Jakob was at the top of his game as a celebrated graphic designer in the advertising world. Ideas and award-winning record covers churned out, and in his mania, he was soaring higher and higher.
Jakob grew up in a Danish provincial suburb. He was one of those kids who like to draw, and his drawings earned him praise. His skills continued to improve because he could concentrate for hours on end. Just graduated as a commercial and graphic artist, 23 years old, Jakob longed to get away. By a stroke of luck, he landed a job at a Copenhagen advertising agency with clients in the music business. The agency had plenty of work. So much, in fact, that he ended up sleeping there on a mattress on the floor.
Four years after moving to the city, Jakob became creative director at his own agency. Assignments kept pouring in. Jakob’s workday began at 11 a.m. and stretched until 1 a.m. the next morning. When you work so much, you also deserve to party, he reasoned. And Jakob could always start a party with his disco ball, smoke machine and colorful group of friends.
Later, Jakob was puzzled that nobody stopped to wonder what was going on. Maybe he overheard their warnings? Perhaps they said nothing because he was always overflowing with energy? “Because I did feel fantastic. I’m the chosen one!”

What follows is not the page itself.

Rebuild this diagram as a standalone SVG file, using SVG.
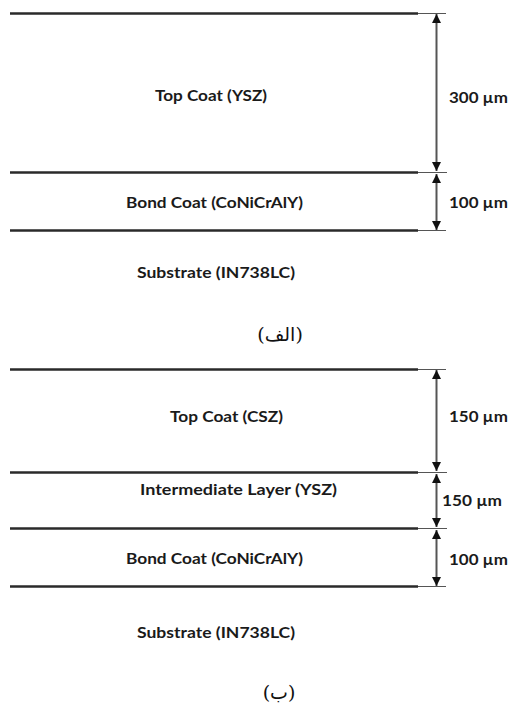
<svg xmlns="http://www.w3.org/2000/svg" width="511" height="707" viewBox="0 0 511 707">
<style>
.thick{stroke:#2a2a2a;stroke-width:2.6;fill:none}
.thin{stroke:#555;stroke-width:1;fill:none}
.dim{stroke:#555;stroke-width:2;fill:none}
.lbl{font-family:Lato,"Open Sans",sans-serif;font-weight:bold;font-size:15.5px;fill:#1a1a1a}
.ar{font-family:"DejaVu Serif","DejaVu Sans",serif;font-size:19px;fill:#111}
</style>
<defs>
<marker id="ah" viewBox="0 0 10 10" refX="10" refY="5" markerWidth="9" markerHeight="9" markerUnits="userSpaceOnUse" orient="auto-start-reverse">
<path d="M0,0 L10,5 L0,10 Z" fill="#111"/>
</marker>
</defs>
<g id="layer-lines-a">
<line class="thick" x1="10" y1="13.5" x2="418" y2="13.5"/>
<line class="thin" x1="418" y1="13.5" x2="446" y2="13.5"/>
<line class="thick" x1="10" y1="172.5" x2="418" y2="172.5"/>
<line class="thin" x1="418" y1="172.5" x2="447" y2="172.5"/>
<line class="thick" x1="10" y1="230.5" x2="418" y2="230.5"/>
<line class="thin" x1="418" y1="230.5" x2="446" y2="230.5"/>
</g>
<g id="layer-lines-b">
<line class="thick" x1="10" y1="369.5" x2="418" y2="369.5"/>
<line class="thin" x1="418" y1="369.5" x2="446" y2="369.5"/>
<line class="thick" x1="10" y1="472.5" x2="418" y2="472.5"/>
<line class="thin" x1="418" y1="472.5" x2="447" y2="472.5"/>
<line class="thick" x1="10" y1="528.5" x2="418" y2="528.5"/>
<line class="thin" x1="418" y1="528.5" x2="447" y2="528.5"/>
<line class="thick" x1="10" y1="586.5" x2="418" y2="586.5"/>
<line class="thin" x1="418" y1="586.5" x2="446" y2="586.5"/>
</g>
<g id="connectors">
<line class="dim" x1="436.5" y1="14" x2="436.5" y2="171" marker-start="url(#ah)" marker-end="url(#ah)"/>
<line class="dim" x1="436.5" y1="174" x2="436.5" y2="230" marker-start="url(#ah)" marker-end="url(#ah)"/>
<line class="dim" x1="436.5" y1="370" x2="436.5" y2="471" marker-start="url(#ah)" marker-end="url(#ah)"/>
<line class="dim" x1="436.5" y1="474" x2="436.5" y2="527" marker-start="url(#ah)" marker-end="url(#ah)"/>
<line class="dim" x1="436.5" y1="530" x2="436.5" y2="586" marker-start="url(#ah)" marker-end="url(#ah)"/>
</g>
<g id="topcoat-ysz"><text class="lbl" x="155" y="101" textLength="112" lengthAdjust="spacingAndGlyphs">Top Coat (YSZ)</text></g>
<g id="bondcoat-a"><text class="lbl" x="126" y="208" textLength="177" lengthAdjust="spacingAndGlyphs">Bond Coat (CoNiCrAlY)</text></g>
<g id="substrate-a"><text class="lbl" x="137" y="278" textLength="158" lengthAdjust="spacingAndGlyphs">Substrate (IN738LC)</text></g>
<g id="dim-300"><text class="lbl" x="449" y="103" textLength="59" lengthAdjust="spacingAndGlyphs">300 µm</text></g>
<g id="dim-100a"><text class="lbl" x="449" y="208" textLength="59" lengthAdjust="spacingAndGlyphs">100 µm</text></g>
<g id="caption-a"><text class="ar" x="280" y="341" text-anchor="middle">(الف)</text></g>
<g id="topcoat-csz"><text class="lbl" x="170" y="422" textLength="113" lengthAdjust="spacingAndGlyphs">Top Coat (CSZ)</text></g>
<g id="intermediate"><text class="lbl" x="140" y="495" textLength="197" lengthAdjust="spacingAndGlyphs">Intermediate Layer (YSZ)</text></g>
<g id="bondcoat-b"><text class="lbl" x="126" y="564" textLength="177" lengthAdjust="spacingAndGlyphs">Bond Coat (CoNiCrAlY)</text></g>
<g id="substrate-b"><text class="lbl" x="137" y="638" textLength="158" lengthAdjust="spacingAndGlyphs">Substrate (IN738LC)</text></g>
<g id="dim-150a"><text class="lbl" x="449" y="422" textLength="59" lengthAdjust="spacingAndGlyphs">150 µm</text></g>
<g id="dim-150b"><text class="lbl" x="442" y="506" textLength="60" lengthAdjust="spacingAndGlyphs">150 µm</text></g>
<g id="dim-100b"><text class="lbl" x="449" y="565" textLength="59" lengthAdjust="spacingAndGlyphs">100 µm</text></g>
<g id="caption-b"><text class="ar" x="279" y="699" text-anchor="middle">(ب)</text></g>
</svg>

Jakob moved into his office in 2001. “That’s probably the time when things began to fall apart,” he says, “because I started to stay awake for several days at a time, working.” One night he was scribbling down ideas, faster and faster, and suddenly he exploded inside. “There was this FLASH and I had a vision. Everything that we were doing was totally passé. And I knew what we needed to do. We had to reform the entire music industry – no, the entire entertainment industry – and I saw how things would be in six or seven years, I saw it so clearly.” “My mania kept soaring because I couldn't talk to anyone. I felt quite lost, and yet everything was so beautiful.”
Some time later, his father asked him how he was doing. Not very well, Jakob told him. Should his father come and get him? Yes. And then Jakob fell silent. He moved into his parents’ basement and tried to get his life together. Jakob describes these years as a long, downward spiral. Eventually, his parents went so far as to try and get him committed to a psychiatric hospital.

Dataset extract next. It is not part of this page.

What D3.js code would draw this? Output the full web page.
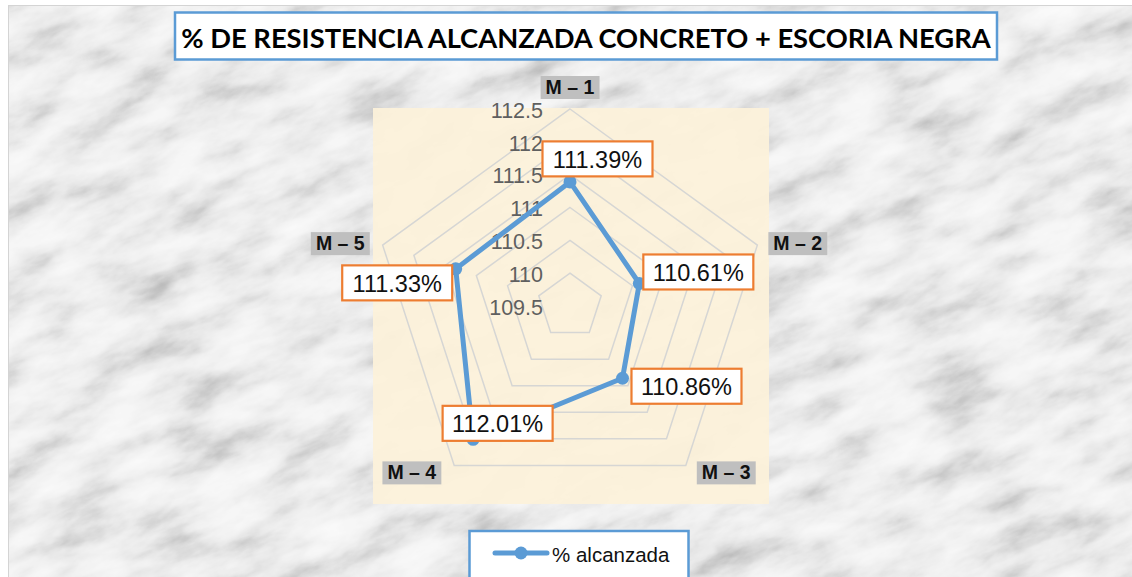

But when he was finally ready to leave the hospital, his past was waiting for him on the outside – and eager to catch up. One night, Jakob discovered that he was trying to figure out the most rational way to commit suicide; this time, he caught himself and was voluntarily admitted to the hospital for depression.

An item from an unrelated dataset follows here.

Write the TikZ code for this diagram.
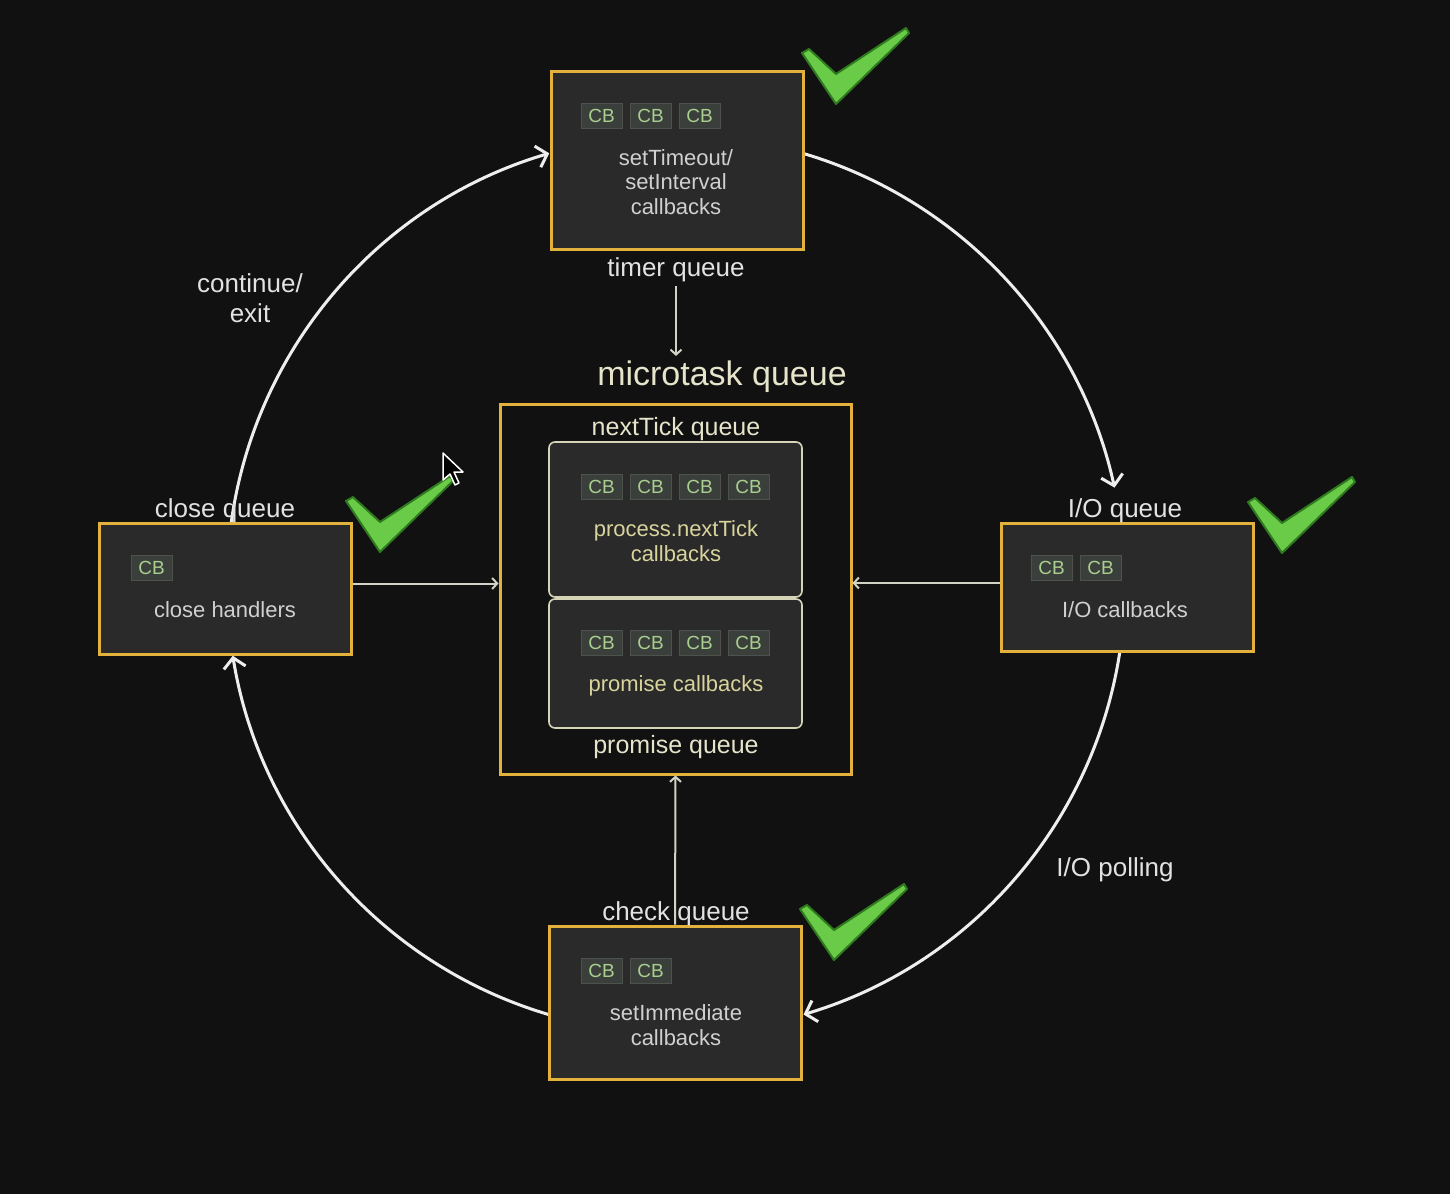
\documentclass[tikz,border=0pt]{standalone}
\usepackage{fontspec}
\setmainfont{Liberation Sans}
\usetikzlibrary{arrows.meta,calc}
\definecolor{bg}{HTML}{111111}
\definecolor{boxfill}{HTML}{2A2A2A}
\definecolor{qyellow}{HTML}{E3B23C}
\definecolor{innertxt}{HTML}{D0D0D0}
\definecolor{lbltxt}{HTML}{E2E2E2}
\definecolor{cream}{HTML}{E6E4CA}
\definecolor{creamtxt}{HTML}{D9D49C}
\definecolor{creamborder}{HTML}{D6D4B6}
\definecolor{chipfill}{HTML}{3B3F3B}
\definecolor{chipborder}{HTML}{4D524D}
\definecolor{chiptxt}{HTML}{A9CF8F}
\definecolor{loopcol}{HTML}{EEEEEE}
\definecolor{thincol}{HTML}{D2D2C6}
\definecolor{tickfill}{HTML}{6ACB48}
\definecolor{tickedge}{HTML}{2F7A1F}
\tikzset{
  qbox/.style={draw=qyellow, line width=3pt, fill=boxfill, inner sep=0pt},
  microbox/.style={draw=qyellow, line width=3pt, fill=bg, inner sep=0pt},
  innerbox/.style={draw=creamborder, line width=1.6pt, fill=boxfill, rounded corners=6pt, inner sep=0pt},
  cb/.style={draw=chipborder, line width=1pt, fill=chipfill, text=chiptxt, minimum width=41pt, minimum height=25pt, inner sep=0pt, font=\fontsize{19}{19}\selectfont},
  intext/.style={text=innertxt, align=center, inner sep=0pt, font=\fontsize{22}{24.5}\selectfont},
  crtext/.style={text=creamtxt, align=center, inner sep=0pt, font=\fontsize{22}{24.5}\selectfont},
  lbl/.style={text=lbltxt, align=center, inner sep=0pt, font=\fontsize{26}{30}\selectfont},
  crlbl/.style={text=cream, align=center, inner sep=0pt, font=\fontsize{25}{30}\selectfont},
  looparrow/.style={draw=loopcol, line width=3pt, -{Straight Barb[length=10pt,width=22pt]}},
  thinarrow/.style={draw=thincol, line width=2pt, -{Straight Barb[length=5pt,width=11pt]}},
  tick/.style={fill=tickfill, draw=tickedge, line width=2pt, line join=round}
}
\newcommand\drawtick[1]{%
  \filldraw[tick, shift={#1}] (0,0) -- (-34,-51) -- (-27,-55) -- (0,-30) -- (70,-76) -- (73,-71) -- cycle;}
\begin{document}
\begin{tikzpicture}[x=1pt,y=-1pt]
\fill[bg] (0,0) rectangle (1450,1194);
\useasboundingbox (0,0) rectangle (1450,1194);

% circle centre
\coordinate (O) at (676,584);
\coordinate (a1s) at ($(O)+(-172.1:449)$);
\coordinate (a2s) at ($(O)+(-73.4:449)$);
\coordinate (a3s) at ($(O)+(8.7:449)$);
\coordinate (a4s) at ($(O)+(106.5:449)$);

% loop arcs
\draw[looparrow] (a1s) arc[start angle=-172.1, end angle=-106.4, radius=449];
\draw[looparrow] (a2s) arc[start angle=-73.4, end angle=-12.4, radius=449];
\draw[looparrow] (a3s) arc[start angle=8.7, end angle=73.5, radius=449];
\draw[looparrow] (a4s) arc[start angle=106.5, end angle=170.8, radius=449];

% boxes
\node[qbox, minimum width=252pt, minimum height=178pt] (timer) at (677,160) {};
\node[microbox, minimum width=351pt, minimum height=370pt] (micro) at (675.5,589) {};
\node[innerbox, minimum width=253pt, minimum height=155pt] (ntbox) at (675.5,519.5) {};
\node[innerbox, minimum width=253pt, minimum height=129pt] (prbox) at (675.5,663.5) {};
\node[qbox, minimum width=252pt, minimum height=131pt] (close) at (225,588.5) {};
\node[qbox, minimum width=252pt, minimum height=128pt] (io) at (1127,587) {};
\node[qbox, minimum width=252pt, minimum height=153pt] (check) at (675,1002.5) {};

% chips
\node[cb] (t1) at (601.5,115.5) {CB};
\node[cb] (t2) at (650.5,115.5) {CB};
\node[cb] (t3) at (699.5,115.5) {CB};
\node[cb] (n1) at (601.5,486.5) {CB};
\node[cb] (n2) at (650.5,486.5) {CB};
\node[cb] (n3) at (699.5,486.5) {CB};
\node[cb] (n4) at (748.5,486.5) {CB};
\node[cb] (p1) at (601.5,642.5) {CB};
\node[cb] (p2) at (650.5,642.5) {CB};
\node[cb] (p3) at (699.5,642.5) {CB};
\node[cb] (p4) at (748.5,642.5) {CB};
\node[cb] (c1) at (151.5,567.5) {CB};
\node[cb] (i1) at (1051.5,567.5) {CB};
\node[cb] (i2) at (1100.5,567.5) {CB};
\node[cb] (k1) at (601.5,970.5) {CB};
\node[cb] (k2) at (650.5,970.5) {CB};

% texts
\node[intext] (timertxt) at (676,182) {setTimeout/\\setInterval\\callbacks};
\node[lbl] (timerlbl) at (676,270) {timer queue};
\node[crlbl, font=\fontsize{34}{40}\selectfont] (microlbl) at (722,377) {microtask queue};
\node[crlbl] (ntlbl) at (676,429) {nextTick queue};
\node[crtext] (nttxt) at (676,541) {process.nextTick\\callbacks};
\node[crtext] (prtxt) at (676,686) {promise callbacks};
\node[crlbl] (prlbl) at (676,747) {promise queue};
\node[lbl] (closelbl) at (225,511) {close queue};
\node[intext] (closetxt) at (225,610) {close handlers};
\node[lbl] (iolbl) at (1125,511) {I/O queue};
\node[intext] (iotxt) at (1125,610) {I/O callbacks};
\node[lbl] (checklbl) at (676,914) {check queue};
\node[intext] (checktxt) at (676,1025) {setImmediate\\callbacks};
\node[lbl] (contlbl) at (250,298) {continue/\\exit};
\node[lbl] (polllbl) at (1115,870) {I/O polling};

% straight connectors
\draw[thinarrow] (timerlbl.south) ++(0,4) -- ([yshift=5pt]timerlbl |- microlbl.north);
\draw[thinarrow] ([yshift=5pt]close.east) -- ([yshift=5pt]close.east -| micro.west);
\draw[thinarrow] ([yshift=4pt]io.west) -- ([yshift=4pt]io.west -| micro.east);
\draw[thinarrow] (check.north) -- (micro.south);

% ticks
\drawtick{(836,104)}
\drawtick{(380,552)}
\drawtick{(1282,553)}
\drawtick{(834,960)}

% mouse cursor
\filldraw[fill=black, draw=white, line width=1.5pt, line join=round, shift={(443,453)}]
  (0,0) -- (0,27) -- (7,21) -- (12,32) -- (16,30) -- (11,19) -- (20,19) -- cycle;
\end{tikzpicture}
\end{document}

Jakob has now lived with the diagnosis of bipolar disorder since 2003, the same year he went bankrupt. The realization that he would never return to his old life came slowly. “I was Mr. Rock’n Roll when I lived in Copenhagen, and continued to be so for a long time in my own mind.” For an extended period, he believed he was sad, not sick. Accepting his illness with the help of the Mood Disorders Clinic is a process that has taken years.